Despite the Islamist group’s promise of a “general amnesty” for individuals across the nation after capturing Kabul by force on Sunday, the threat to anyone on the Taliban’s blacklist persists.

Meanwhile, a German non-governmental organization (NGO) said that it had shuttered its safehouses for Afghan nationals who collaborated with coalition forces, describing them as “death traps.”

“The Taliban are going door-to-door looking for local forces,” Marcus Grotian, the network’s commander, claimed. “This was foreseeable, and there has already been a visit to one of the safehouses by the Taliban. Thank God it was empty.”

During independence day festivities in Jalalabad, Taliban militants opened fire on civilians raising the Afghan flag, wounding a man and a teenage boy.

Al Jazeera’s Charlotte Bellis, reporting from Kabul, said: “There were some isolated protests linked to the flag in Kabul as well, with people, including women, walking down the streets past Taliban fighters waving the old flag and saying: ‘Our flag is our identity.’”

Foreign governments are still trying to get their citizens out of Afghanistan. Over 18,000 people have been evacuated from Kabul airport in the previous five days, according to a Nato officer.

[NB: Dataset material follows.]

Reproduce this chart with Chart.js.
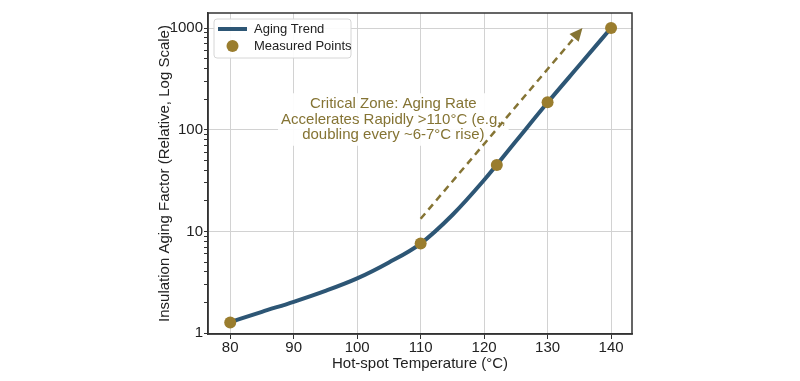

Efforts to evacuate at-risk troops as quickly as possible are continuing, but Taliban checkpoints on the roads leading up to the airport are causing delays. Afghan citizens, in particular, are being turned back, despite the fact that individuals with US passports are typically permitted to cross.

Fears developed that a Taliban administration would be as cruel and murderous as the one that ruled Afghanistan earlier under a rigid and oppressive interpretation of Islamic sharia law. According to an Amnesty International investigation, Taliban forces cruelly tortured and “massacred” nine members of Afghanistan’s Hazara minority throughout their advance across the country.

Their triumph brings the group back to power 20 years after being deposed in a US-led invasion.